Directive |
Copy the entries below exactly. Images do not belong in the copy.

* START *

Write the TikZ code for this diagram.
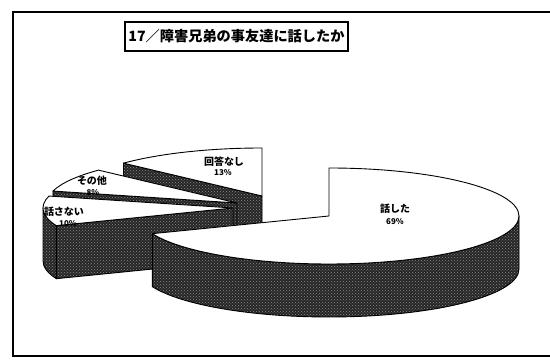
\documentclass[tikz,border=0pt]{standalone}
\usepackage{fontspec}
\newfontfamily\jp{Noto Sans CJK JP}
\usetikzlibrary{patterns,calc}
\begin{document}
\begin{tikzpicture}[x=1pt,y=1pt,
  edge/.style={draw=black, line width=0.9pt, line join=round},
  topface/.style={edge, fill=white},
  sideface/.style={edge, preaction={fill=black!85}, pattern=crosshatch dots, pattern color=black!45},
  lbl/.style={font=\jp\bfseries\fontsize{10}{11}\selectfont, inner sep=0pt},
  pct/.style={font=\jp\bfseries\fontsize{8}{9}\selectfont, inner sep=0pt}]
\useasboundingbox (0,0) rectangle (550,361);
\fill[white] (0,0) rectangle (550,361);
\draw[line width=1.2pt] (553,349) -- (13,349) -- (13,5) -- (553,5);
\node[draw, line width=1.3pt, inner sep=1pt, minimum width=223, minimum height=29,
  font=\jp\bfseries\fontsize{14.2}{17}\selectfont] (title) at (236.5,324.5) {17／障害兄弟の事友達に話したか};
\coordinate (C1) at (329,145);
\coordinate (C2) at (262,165);
\coordinate (C3) at (237,158);
\coordinate (C4) at (233,153);
% 回答なし
\coordinate (B1) at ($(C2)+(90:190 and 48)$);
\coordinate (B2) at ($(C2)+(136.8:190 and 48)$);
\path[sideface] (B2) -- (C2) -- ($(C2)+(0,-53)$) -- ($(B2)+(0,-53)$) -- cycle;
\path[topface] (C2) -- (B1) arc[start angle=90,end angle=136.8,x radius=190,y radius=48] -- cycle;
% その他
\coordinate (D1) at ($(C3)+(136.8:190 and 48)$);
\coordinate (D2) at ($(C3)+(165.6:190 and 48)$);
\path[sideface] (D2) -- (C3) -- ($(C3)+(0,-53)$) -- ($(D2)+(0,-53)$) -- cycle;
\path[topface] (C3) -- (D1) arc[start angle=136.8,end angle=165.6,x radius=190,y radius=48] -- cycle;
% 話さない
\coordinate (E0) at ($(C4)+(180:190 and 48)$);
\coordinate (E1) at ($(C4)+(165.6:190 and 48)$);
\coordinate (E2) at ($(C4)+(201.6:190 and 48)$);
\path[sideface] (E0) arc[start angle=180,end angle=201.6,x radius=190,y radius=48] -- ++(0,-53) arc[start angle=201.6,end angle=180,x radius=190,y radius=48] -- cycle;
\path[sideface] (E2) -- (C4) -- ($(C4)+(0,-53)$) -- ($(E2)+(0,-53)$) -- cycle;
\path[topface] (C4) -- (E1) arc[start angle=165.6,end angle=201.6,x radius=190,y radius=48] -- cycle;
% 話した
\coordinate (F0) at ($(C1)+(90:190 and 48)$);
\coordinate (F1) at ($(C1)+(-158.4:190 and 48)$);
\path[sideface] (F1) arc[start angle=-158.4,end angle=0,x radius=190,y radius=48] -- ++(0,-53) arc[start angle=0,end angle=-158.4,x radius=190,y radius=48] -- cycle;
\path[topface] (C1) -- (F0) arc[start angle=90,end angle=-158.4,x radius=190,y radius=48] -- cycle;
% labels
\node[lbl] (l1) at (224,199) {回答なし};
\node[pct] (p1) at (223,188) {13\%};
\node[lbl] (l2) at (92,180) {その他};
\node[pct] (p2) at (93,168) {8\%};
\node[lbl] (l3) at (64,149) {話さない};
\node[pct] (p3) at (68,137.5) {10\%};
\node[lbl] (l4) at (395,152) {話した};
\node[pct] (p4) at (395,139) {69\%};
\end{tikzpicture}
\end{document}
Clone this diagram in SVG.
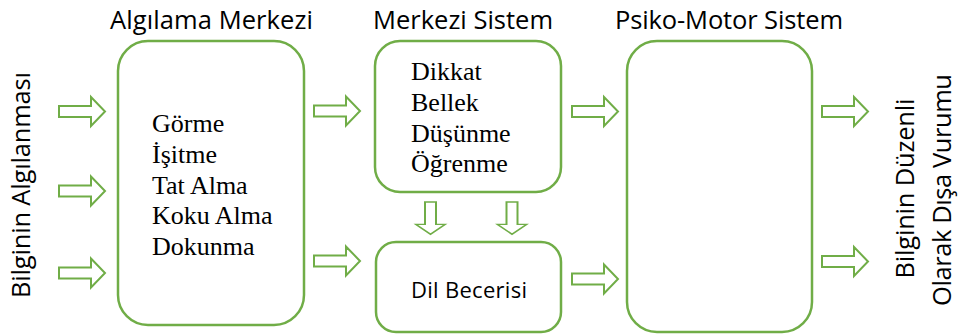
<svg xmlns="http://www.w3.org/2000/svg" xmlns:xlink="http://www.w3.org/1999/xlink" width="960" height="335" viewBox="0 0 960 335">
<style>
.box{fill:#fff;stroke:#70AD47;stroke-width:2.5}
.arr{fill:#fff;stroke:#70AD47;stroke-width:2;stroke-linejoin:miter}
.sans{font-family:"Open Sans","Liberation Sans",sans-serif;fill:#000}
.serif{font-family:"Liberation Serif","Times New Roman",serif;font-size:26px;fill:#000}
</style>
<defs>
<path id="ra" class="arr" d="M0,-5.5 H32 V-14.5 L46,0 L32,14.5 V5.5 H0 Z"/>
</defs>
<rect width="960" height="335" fill="#fff"/>
<g id="labels">
<text class="sans" font-size="25.5" text-anchor="middle" textLength="226" transform="translate(30,185) rotate(-90)">Bilginin Algılanması</text>
<text class="sans" font-size="25.5" text-anchor="middle" textLength="180" transform="translate(914,188.5) rotate(-90)">Bilginin Düzenli</text>
<text class="sans" font-size="25.5" text-anchor="middle" textLength="232" transform="translate(951,190) rotate(-90)">Olarak Dışa Vurumu</text>
</g>
<g id="algilama">
<text class="sans" font-size="25.5" x="211.5" y="29" text-anchor="middle" textLength="203">Algılama Merkezi</text>
<rect class="box" x="118" y="41" width="186" height="284" rx="30" ry="30"/>
<text class="serif" x="152" y="132">Görme</text>
<text class="serif" x="152" y="162.75">İşitme</text>
<text class="serif" x="152" y="193.5">Tat Alma</text>
<text class="serif" x="152" y="224.25">Koku Alma</text>
<text class="serif" x="152" y="255">Dokunma</text>
</g>
<g id="merkezi">
<text class="sans" font-size="25.5" x="463" y="29" text-anchor="middle" textLength="180">Merkezi Sistem</text>
<rect class="box" x="375" y="41" width="186" height="151" rx="25" ry="25"/>
<text class="serif" x="411" y="80">Dikkat</text>
<text class="serif" x="411" y="110.75">Bellek</text>
<text class="serif" x="411" y="141.5">Düşünme</text>
<text class="serif" x="411" y="172.25">Öğrenme</text>
</g>
<g id="dil">
<rect class="box" x="376" y="242" width="185" height="90" rx="20" ry="20"/>
<text class="sans" font-size="22" x="411" y="298" textLength="116">Dil Becerisi</text>
</g>
<g id="psiko">
<text class="sans" font-size="25.5" x="729" y="29" text-anchor="middle" textLength="228">Psiko-Motor Sistem</text>
<rect class="box" x="627" y="41" width="185" height="291" rx="30" ry="30"/>
</g>
<g id="connectors">
<use xlink:href="#ra" transform="translate(59,111.5)"/>
<use xlink:href="#ra" transform="translate(59,191)"/>
<use xlink:href="#ra" transform="translate(59,273)"/>
<use xlink:href="#ra" transform="translate(314,111)"/>
<use xlink:href="#ra" transform="translate(314,261)"/>
<use xlink:href="#ra" transform="translate(572,111.5)"/>
<use xlink:href="#ra" transform="translate(572,279)"/>
<use xlink:href="#ra" transform="translate(822,111.5)"/>
<use xlink:href="#ra" transform="translate(822,261.5)"/>
<use xlink:href="#ra" transform="translate(430.5,202) rotate(90) scale(0.7,1)"/>
<use xlink:href="#ra" transform="translate(512,202) rotate(90) scale(0.7,1)"/>
</g>
</svg>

* END *

Result of the task |
Write the TikZ code for this diagram.
\documentclass[tikz,border=0pt]{standalone}
\usepackage{fontspec}
\newfontfamily\jp{Noto Sans CJK JP}
\usetikzlibrary{patterns,calc}
\begin{document}
\begin{tikzpicture}[x=1pt,y=1pt,
  edge/.style={draw=black, line width=0.9pt, line join=round},
  topface/.style={edge, fill=white},
  sideface/.style={edge, preaction={fill=black!85}, pattern=crosshatch dots, pattern color=black!45},
  lbl/.style={font=\jp\bfseries\fontsize{10}{11}\selectfont, inner sep=0pt},
  pct/.style={font=\jp\bfseries\fontsize{8}{9}\selectfont, inner sep=0pt}]
\useasboundingbox (0,0) rectangle (550,361);
\fill[white] (0,0) rectangle (550,361);
\draw[line width=1.2pt] (553,349) -- (13,349) -- (13,5) -- (553,5);
\node[draw, line width=1.3pt, inner sep=1pt, minimum width=223, minimum height=29,
  font=\jp\bfseries\fontsize{14.2}{17}\selectfont] (title) at (236.5,324.5) {17／障害兄弟の事友達に話したか};
\coordinate (C1) at (329,145);
\coordinate (C2) at (262,165);
\coordinate (C3) at (237,158);
\coordinate (C4) at (233,153);
% 回答なし
\coordinate (B1) at ($(C2)+(90:190 and 48)$);
\coordinate (B2) at ($(C2)+(136.8:190 and 48)$);
\path[sideface] (B2) -- (C2) -- ($(C2)+(0,-53)$) -- ($(B2)+(0,-53)$) -- cycle;
\path[topface] (C2) -- (B1) arc[start angle=90,end angle=136.8,x radius=190,y radius=48] -- cycle;
% その他
\coordinate (D1) at ($(C3)+(136.8:190 and 48)$);
\coordinate (D2) at ($(C3)+(165.6:190 and 48)$);
\path[sideface] (D2) -- (C3) -- ($(C3)+(0,-53)$) -- ($(D2)+(0,-53)$) -- cycle;
\path[topface] (C3) -- (D1) arc[start angle=136.8,end angle=165.6,x radius=190,y radius=48] -- cycle;
% 話さない
\coordinate (E0) at ($(C4)+(180:190 and 48)$);
\coordinate (E1) at ($(C4)+(165.6:190 and 48)$);
\coordinate (E2) at ($(C4)+(201.6:190 and 48)$);
\path[sideface] (E0) arc[start angle=180,end angle=201.6,x radius=190,y radius=48] -- ++(0,-53) arc[start angle=201.6,end angle=180,x radius=190,y radius=48] -- cycle;
\path[sideface] (E2) -- (C4) -- ($(C4)+(0,-53)$) -- ($(E2)+(0,-53)$) -- cycle;
\path[topface] (C4) -- (E1) arc[start angle=165.6,end angle=201.6,x radius=190,y radius=48] -- cycle;
% 話した
\coordinate (F0) at ($(C1)+(90:190 and 48)$);
\coordinate (F1) at ($(C1)+(-158.4:190 and 48)$);
\path[sideface] (F1) arc[start angle=-158.4,end angle=0,x radius=190,y radius=48] -- ++(0,-53) arc[start angle=0,end angle=-158.4,x radius=190,y radius=48] -- cycle;
\path[topface] (C1) -- (F0) arc[start angle=90,end angle=-158.4,x radius=190,y radius=48] -- cycle;
% labels
\node[lbl] (l1) at (224,199) {回答なし};
\node[pct] (p1) at (223,188) {13\%};
\node[lbl] (l2) at (92,180) {その他};
\node[pct] (p2) at (93,168) {8\%};
\node[lbl] (l3) at (64,149) {話さない};
\node[pct] (p3) at (68,137.5) {10\%};
\node[lbl] (l4) at (395,152) {話した};
\node[pct] (p4) at (395,139) {69\%};
\end{tikzpicture}
\end{document}
Clone this diagram in SVG.
<svg xmlns="http://www.w3.org/2000/svg" xmlns:xlink="http://www.w3.org/1999/xlink" width="960" height="335" viewBox="0 0 960 335">
<style>
.box{fill:#fff;stroke:#70AD47;stroke-width:2.5}
.arr{fill:#fff;stroke:#70AD47;stroke-width:2;stroke-linejoin:miter}
.sans{font-family:"Open Sans","Liberation Sans",sans-serif;fill:#000}
.serif{font-family:"Liberation Serif","Times New Roman",serif;font-size:26px;fill:#000}
</style>
<defs>
<path id="ra" class="arr" d="M0,-5.5 H32 V-14.5 L46,0 L32,14.5 V5.5 H0 Z"/>
</defs>
<rect width="960" height="335" fill="#fff"/>
<g id="labels">
<text class="sans" font-size="25.5" text-anchor="middle" textLength="226" transform="translate(30,185) rotate(-90)">Bilginin Algılanması</text>
<text class="sans" font-size="25.5" text-anchor="middle" textLength="180" transform="translate(914,188.5) rotate(-90)">Bilginin Düzenli</text>
<text class="sans" font-size="25.5" text-anchor="middle" textLength="232" transform="translate(951,190) rotate(-90)">Olarak Dışa Vurumu</text>
</g>
<g id="algilama">
<text class="sans" font-size="25.5" x="211.5" y="29" text-anchor="middle" textLength="203">Algılama Merkezi</text>
<rect class="box" x="118" y="41" width="186" height="284" rx="30" ry="30"/>
<text class="serif" x="152" y="132">Görme</text>
<text class="serif" x="152" y="162.75">İşitme</text>
<text class="serif" x="152" y="193.5">Tat Alma</text>
<text class="serif" x="152" y="224.25">Koku Alma</text>
<text class="serif" x="152" y="255">Dokunma</text>
</g>
<g id="merkezi">
<text class="sans" font-size="25.5" x="463" y="29" text-anchor="middle" textLength="180">Merkezi Sistem</text>
<rect class="box" x="375" y="41" width="186" height="151" rx="25" ry="25"/>
<text class="serif" x="411" y="80">Dikkat</text>
<text class="serif" x="411" y="110.75">Bellek</text>
<text class="serif" x="411" y="141.5">Düşünme</text>
<text class="serif" x="411" y="172.25">Öğrenme</text>
</g>
<g id="dil">
<rect class="box" x="376" y="242" width="185" height="90" rx="20" ry="20"/>
<text class="sans" font-size="22" x="411" y="298" textLength="116">Dil Becerisi</text>
</g>
<g id="psiko">
<text class="sans" font-size="25.5" x="729" y="29" text-anchor="middle" textLength="228">Psiko-Motor Sistem</text>
<rect class="box" x="627" y="41" width="185" height="291" rx="30" ry="30"/>
</g>
<g id="connectors">
<use xlink:href="#ra" transform="translate(59,111.5)"/>
<use xlink:href="#ra" transform="translate(59,191)"/>
<use xlink:href="#ra" transform="translate(59,273)"/>
<use xlink:href="#ra" transform="translate(314,111)"/>
<use xlink:href="#ra" transform="translate(314,261)"/>
<use xlink:href="#ra" transform="translate(572,111.5)"/>
<use xlink:href="#ra" transform="translate(572,279)"/>
<use xlink:href="#ra" transform="translate(822,111.5)"/>
<use xlink:href="#ra" transform="translate(822,261.5)"/>
<use xlink:href="#ra" transform="translate(430.5,202) rotate(90) scale(0.7,1)"/>
<use xlink:href="#ra" transform="translate(512,202) rotate(90) scale(0.7,1)"/>
</g>
</svg>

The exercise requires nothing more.